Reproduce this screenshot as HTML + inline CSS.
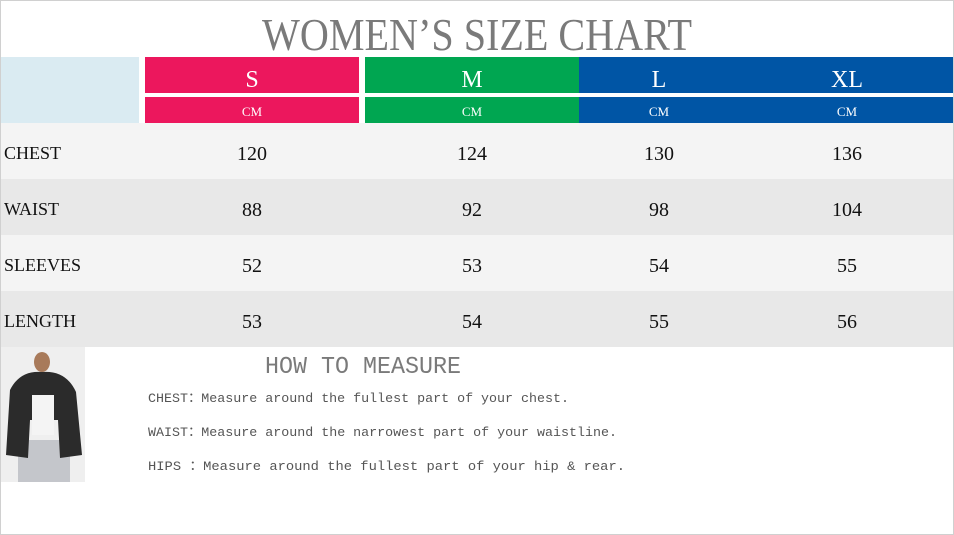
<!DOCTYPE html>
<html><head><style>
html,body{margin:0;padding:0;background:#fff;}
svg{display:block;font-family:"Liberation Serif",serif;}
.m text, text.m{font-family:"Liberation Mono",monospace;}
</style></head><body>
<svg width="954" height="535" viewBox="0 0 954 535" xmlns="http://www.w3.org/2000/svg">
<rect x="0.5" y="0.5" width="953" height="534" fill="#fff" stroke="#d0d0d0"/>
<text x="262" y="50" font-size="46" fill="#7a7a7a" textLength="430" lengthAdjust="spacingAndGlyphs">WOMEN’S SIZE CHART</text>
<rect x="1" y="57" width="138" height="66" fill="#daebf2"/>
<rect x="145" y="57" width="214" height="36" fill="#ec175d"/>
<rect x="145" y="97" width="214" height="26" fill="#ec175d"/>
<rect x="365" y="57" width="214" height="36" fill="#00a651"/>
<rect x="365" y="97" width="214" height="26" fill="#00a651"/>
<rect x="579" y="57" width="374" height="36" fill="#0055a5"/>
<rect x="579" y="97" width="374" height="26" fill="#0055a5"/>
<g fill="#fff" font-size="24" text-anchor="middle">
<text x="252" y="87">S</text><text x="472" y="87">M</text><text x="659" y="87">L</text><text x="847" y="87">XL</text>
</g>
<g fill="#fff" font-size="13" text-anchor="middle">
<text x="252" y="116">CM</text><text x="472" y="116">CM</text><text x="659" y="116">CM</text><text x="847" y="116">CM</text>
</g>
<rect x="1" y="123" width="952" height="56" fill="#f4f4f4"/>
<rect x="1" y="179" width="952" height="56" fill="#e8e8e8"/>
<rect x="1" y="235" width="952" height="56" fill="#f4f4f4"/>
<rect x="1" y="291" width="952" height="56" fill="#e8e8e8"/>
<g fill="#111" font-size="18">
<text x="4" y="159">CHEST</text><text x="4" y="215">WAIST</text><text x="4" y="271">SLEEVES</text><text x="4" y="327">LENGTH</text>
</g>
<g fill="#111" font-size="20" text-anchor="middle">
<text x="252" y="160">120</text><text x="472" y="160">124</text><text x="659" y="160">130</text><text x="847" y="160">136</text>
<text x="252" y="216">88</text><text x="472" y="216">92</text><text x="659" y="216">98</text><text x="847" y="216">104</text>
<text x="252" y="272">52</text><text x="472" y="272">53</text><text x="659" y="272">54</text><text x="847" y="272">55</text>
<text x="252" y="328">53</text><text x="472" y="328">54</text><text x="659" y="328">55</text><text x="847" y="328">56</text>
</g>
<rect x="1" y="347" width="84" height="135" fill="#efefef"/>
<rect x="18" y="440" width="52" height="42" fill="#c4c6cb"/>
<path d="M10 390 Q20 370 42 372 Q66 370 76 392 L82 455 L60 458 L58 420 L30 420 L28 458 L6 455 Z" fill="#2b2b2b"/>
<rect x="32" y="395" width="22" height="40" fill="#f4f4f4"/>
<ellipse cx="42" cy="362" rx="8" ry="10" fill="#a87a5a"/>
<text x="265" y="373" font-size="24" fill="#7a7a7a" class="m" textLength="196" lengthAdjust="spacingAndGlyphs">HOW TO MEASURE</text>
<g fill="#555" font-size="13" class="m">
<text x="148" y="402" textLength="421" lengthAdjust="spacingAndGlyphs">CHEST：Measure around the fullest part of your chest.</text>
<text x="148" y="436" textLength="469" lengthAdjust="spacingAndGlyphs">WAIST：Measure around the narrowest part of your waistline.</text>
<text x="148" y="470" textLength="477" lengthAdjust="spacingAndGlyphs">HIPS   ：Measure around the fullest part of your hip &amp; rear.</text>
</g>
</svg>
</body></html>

#### WHAT THE EXERCISE ASKS:
Return the material exactly as given, apart from the pictures.

#### THE SOLUTION:
Reproduce this screenshot as HTML + inline CSS.
<!DOCTYPE html>
<html><head><style>
html,body{margin:0;padding:0;background:#fff;}
svg{display:block;font-family:"Liberation Serif",serif;}
.m text, text.m{font-family:"Liberation Mono",monospace;}
</style></head><body>
<svg width="954" height="535" viewBox="0 0 954 535" xmlns="http://www.w3.org/2000/svg">
<rect x="0.5" y="0.5" width="953" height="534" fill="#fff" stroke="#d0d0d0"/>
<text x="262" y="50" font-size="46" fill="#7a7a7a" textLength="430" lengthAdjust="spacingAndGlyphs">WOMEN’S SIZE CHART</text>
<rect x="1" y="57" width="138" height="66" fill="#daebf2"/>
<rect x="145" y="57" width="214" height="36" fill="#ec175d"/>
<rect x="145" y="97" width="214" height="26" fill="#ec175d"/>
<rect x="365" y="57" width="214" height="36" fill="#00a651"/>
<rect x="365" y="97" width="214" height="26" fill="#00a651"/>
<rect x="579" y="57" width="374" height="36" fill="#0055a5"/>
<rect x="579" y="97" width="374" height="26" fill="#0055a5"/>
<g fill="#fff" font-size="24" text-anchor="middle">
<text x="252" y="87">S</text><text x="472" y="87">M</text><text x="659" y="87">L</text><text x="847" y="87">XL</text>
</g>
<g fill="#fff" font-size="13" text-anchor="middle">
<text x="252" y="116">CM</text><text x="472" y="116">CM</text><text x="659" y="116">CM</text><text x="847" y="116">CM</text>
</g>
<rect x="1" y="123" width="952" height="56" fill="#f4f4f4"/>
<rect x="1" y="179" width="952" height="56" fill="#e8e8e8"/>
<rect x="1" y="235" width="952" height="56" fill="#f4f4f4"/>
<rect x="1" y="291" width="952" height="56" fill="#e8e8e8"/>
<g fill="#111" font-size="18">
<text x="4" y="159">CHEST</text><text x="4" y="215">WAIST</text><text x="4" y="271">SLEEVES</text><text x="4" y="327">LENGTH</text>
</g>
<g fill="#111" font-size="20" text-anchor="middle">
<text x="252" y="160">120</text><text x="472" y="160">124</text><text x="659" y="160">130</text><text x="847" y="160">136</text>
<text x="252" y="216">88</text><text x="472" y="216">92</text><text x="659" y="216">98</text><text x="847" y="216">104</text>
<text x="252" y="272">52</text><text x="472" y="272">53</text><text x="659" y="272">54</text><text x="847" y="272">55</text>
<text x="252" y="328">53</text><text x="472" y="328">54</text><text x="659" y="328">55</text><text x="847" y="328">56</text>
</g>
<rect x="1" y="347" width="84" height="135" fill="#efefef"/>
<rect x="18" y="440" width="52" height="42" fill="#c4c6cb"/>
<path d="M10 390 Q20 370 42 372 Q66 370 76 392 L82 455 L60 458 L58 420 L30 420 L28 458 L6 455 Z" fill="#2b2b2b"/>
<rect x="32" y="395" width="22" height="40" fill="#f4f4f4"/>
<ellipse cx="42" cy="362" rx="8" ry="10" fill="#a87a5a"/>
<text x="265" y="373" font-size="24" fill="#7a7a7a" class="m" textLength="196" lengthAdjust="spacingAndGlyphs">HOW TO MEASURE</text>
<g fill="#555" font-size="13" class="m">
<text x="148" y="402" textLength="421" lengthAdjust="spacingAndGlyphs">CHEST：Measure around the fullest part of your chest.</text>
<text x="148" y="436" textLength="469" lengthAdjust="spacingAndGlyphs">WAIST：Measure around the narrowest part of your waistline.</text>
<text x="148" y="470" textLength="477" lengthAdjust="spacingAndGlyphs">HIPS   ：Measure around the fullest part of your hip &amp; rear.</text>
</g>
</svg>
</body></html>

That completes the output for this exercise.